Thank you for your good question. Personally I think broadcasters/journalist are intermediary of information. Here I mean that, you take information from the source i.e. Weather reports, online services etc then you process it to something that will benefit your audience. Here is the role played by the journalist in Beep-4-weather service, Rotilinde (broadcaster/journalist) used to gather Weather Forecasts from different sources. We used different sources so as to improve the predictability of the forecast. So Rotilinde would use online services such as Weather Channel, Toto Agriculture and compare the forecasts from all and information provided by Tanzania Meteorological Agency (TMA) to come up with a forecast that farmers can understand. In both of these reports as you can see you will find that they are presented in scientific format. So Rotilinde would have to translate them into something that farmers can understand. For example, instead of saying 32 degrees of centigrate, she would say it will be very hot in this region. Or instead of 11 mm of Rain, she would say you will experience shower in this region.

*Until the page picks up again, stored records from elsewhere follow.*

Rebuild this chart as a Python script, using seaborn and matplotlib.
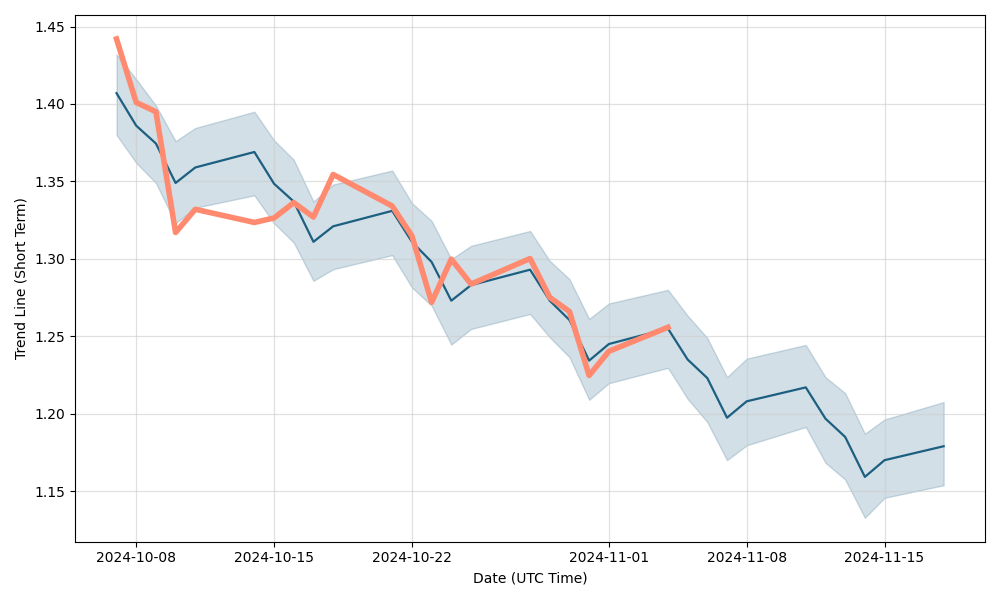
import seaborn as sns
import pandas as pd
import numpy as np
import matplotlib.pyplot as plt
import matplotlib.dates as mdates

# trading days shown on the chart
dates = ["2024-10-07", "2024-10-08", "2024-10-09", "2024-10-10", "2024-10-11",
         "2024-10-14", "2024-10-15", "2024-10-16", "2024-10-17", "2024-10-18",
         "2024-10-21", "2024-10-22", "2024-10-23", "2024-10-24", "2024-10-25",
         "2024-10-28", "2024-10-29", "2024-10-30", "2024-10-31", "2024-11-01",
         "2024-11-04", "2024-11-05", "2024-11-06", "2024-11-07", "2024-11-08",
         "2024-11-11", "2024-11-12", "2024-11-13", "2024-11-14", "2024-11-15",
         "2024-11-18"]

trend = [1.407, 1.386, 1.3745, 1.349, 1.359, 1.369, 1.3485, 1.337, 1.311, 1.321,
         1.331, 1.311, 1.298, 1.273, 1.283, 1.293, 1.273, 1.2605, 1.2343, 1.245,
         1.255, 1.235, 1.223, 1.1974, 1.208, 1.217, 1.1968, 1.185, 1.1592, 1.170,
         1.179]

upper = [1.432, 1.416, 1.399, 1.376, 1.3845, 1.395, 1.3766, 1.364, 1.337, 1.348,
         1.357, 1.336, 1.3245, 1.2998, 1.3084, 1.318, 1.2987, 1.2869, 1.2612, 1.2712,
         1.280, 1.2633, 1.2489, 1.2236, 1.2356, 1.2444, 1.2236, 1.2133, 1.1871, 1.1963,
         1.2075]

lower = [1.380, 1.362, 1.349, 1.323, 1.333, 1.341, 1.323, 1.3105, 1.2858, 1.2933,
         1.3024, 1.2815, 1.2698, 1.2446, 1.2547, 1.2644, 1.2493, 1.2365, 1.209, 1.2197,
         1.2296, 1.2096, 1.1946, 1.170, 1.1796, 1.1914, 1.1683, 1.1575, 1.1328, 1.1457,
         1.1538]

# actual values, only up to 2024-11-04
actual = [1.442, 1.401, 1.395, 1.317, 1.332, 1.3235, 1.3264, 1.3363, 1.327, 1.3545,
          1.3341, 1.3148, 1.2719, 1.2998, 1.2837, 1.3002, 1.2751, 1.266, 1.2247, 1.2403,
          1.2558]

df = pd.DataFrame({"date": pd.to_datetime(dates), "trend": trend,
                   "upper": upper, "lower": lower})
df_actual = pd.DataFrame({"date": pd.to_datetime(dates[:len(actual)]), "actual": actual})

fig, ax = plt.subplots(figsize=(10, 6), dpi=100)
ax.fill_between(df["date"], df["lower"], df["upper"], color="#1f5f82", alpha=0.2)
sns.lineplot(data=df, x="date", y="trend", color="#1c5f80", linewidth=1.6, ax=ax)
sns.lineplot(data=df_actual, x="date", y="actual", color="#ff8a70", linewidth=4, ax=ax)

ax.xaxis.set_major_formatter(mdates.DateFormatter("%Y-%m-%d"))
ax.grid(True, color="#cccccc", alpha=0.6, linewidth=0.9)
ax.set_xlabel("Date (UTC Time)")
ax.set_ylabel("Trend Line (Short Term)")
plt.tight_layout()
fig.savefig("out.png")
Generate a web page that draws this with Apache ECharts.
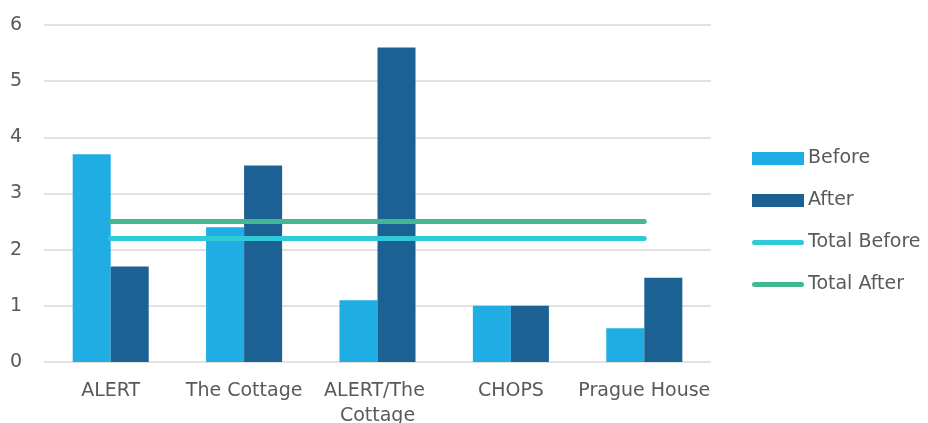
<!DOCTYPE html>
<html>
<head>
<meta charset="utf-8">
<script src="https://cdn.jsdelivr.net/npm/echarts@6/dist/echarts.min.js"></script>
<style>
  html, body { margin: 0; padding: 0; background: #ffffff; }
  #chart { width: 928px; height: 423px; }
</style>
</head>
<body>
<div id="chart"></div>
<script>
// Programme sites and their scores before / after
const categories = ['ALERT', 'The Cottage', 'ALERT/The Cottage', 'CHOPS', 'Prague House'];
const beforeValues = [3.7, 2.4, 1.1, 1.0, 0.6];
const afterValues = [1.7, 3.5, 5.6, 1.0, 1.5];
const totalBefore = [2.2, 2.2, 2.2, 2.2, 2.2];
const totalAfter = [2.5, 2.5, 2.5, 2.5, 2.5];
const yTicks = { min: 0, max: 6, interval: 1 };

const FONT = 'DejaVu Sans';
const TEXT = '#595959';
// thin rounded bar used as the legend marker for the total lines
const LINE_ICON = 'path://M2.5,0 H49.5 A2.5,2.5 0 0 1 49.5,5 H2.5 A2.5,2.5 0 0 1 2.5,0 Z';

const chart = echarts.init(document.getElementById('chart'), null, { renderer: 'canvas' });
chart.setOption({
  animation: false,
  textStyle: { fontFamily: FONT },
  grid: { left: 44, right: 217, top: 25, bottom: 61, containLabel: false, outerBoundsMode: 'none' },
  legend: {
    orient: 'vertical',
    left: 752,
    top: 147,
    padding: 0,
    itemWidth: 52,
    itemHeight: 13,
    itemGap: 19,
    symbolKeepAspect: true,
    textStyle: { fontFamily: FONT, fontSize: 19, color: TEXT, padding: [0, 0, 0, -1], lineHeight: 23 },
    data: [
      { name: 'Before', icon: 'rect' },
      { name: 'After', icon: 'rect' },
      { name: 'Total Before', icon: LINE_ICON },
      { name: 'Total After', icon: LINE_ICON }
    ]
  },
  xAxis: {
    type: 'category',
    data: categories,
    axisLine: { show: false },
    axisTick: { show: false },
    axisLabel: {
      interval: 0,
      margin: 17,
      color: TEXT,
      fontFamily: FONT,
      fontSize: 19,
      lineHeight: 25,
      width: 150,
      overflow: 'break'
    }
  },
  yAxis: {
    type: 'value',
    min: yTicks.min,
    max: yTicks.max,
    interval: yTicks.interval,
    axisLine: { show: false },
    axisTick: { show: false },
    axisLabel: { color: TEXT, fontFamily: FONT, fontSize: 19, margin: 22 },
    splitLine: { lineStyle: { color: '#d9d9d9', width: 1.5 } }
  },
  series: [
    {
      name: 'Before',
      type: 'bar',
      data: beforeValues,
      barGap: '0%',
      barCategoryGap: '43%',
      itemStyle: { color: '#1FADE4' },
      z: 2
    },
    {
      name: 'After',
      type: 'bar',
      data: afterValues,
      itemStyle: { color: '#1C6194' },
      z: 2
    },
    {
      name: 'Total Before',
      type: 'line',
      data: totalBefore,
      symbol: 'none',
      lineStyle: { color: '#2ECAD8', width: 5, cap: 'round' },
      itemStyle: { color: '#2ECAD8' },
      z: 5
    },
    {
      name: 'Total After',
      type: 'line',
      data: totalAfter,
      symbol: 'none',
      lineStyle: { color: '#44B894', width: 5, cap: 'round' },
      itemStyle: { color: '#44B894' },
      z: 5
    }
  ]
});
</script>
</body>
</html>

After having this piece done, then Rotilinde (broadcaster/journalist), will do an interview with an expert to advice farmers about this forecast. What does this forecast mean to farming activities. Then she would put together and edit the whole content and produce a three minutes audio piece which is a complete weather information suitable for her audience in this case farmers. We also used to share this audio piece with the radio stations, so that they can use them in their farmers programs.
So @IMaiga I think you have all the skills needed i.e. Broadcasting Skills as well as Journalism. You have sources for the information too, there is a lot of online tools there but for accountability I think it is better to involve the local sources.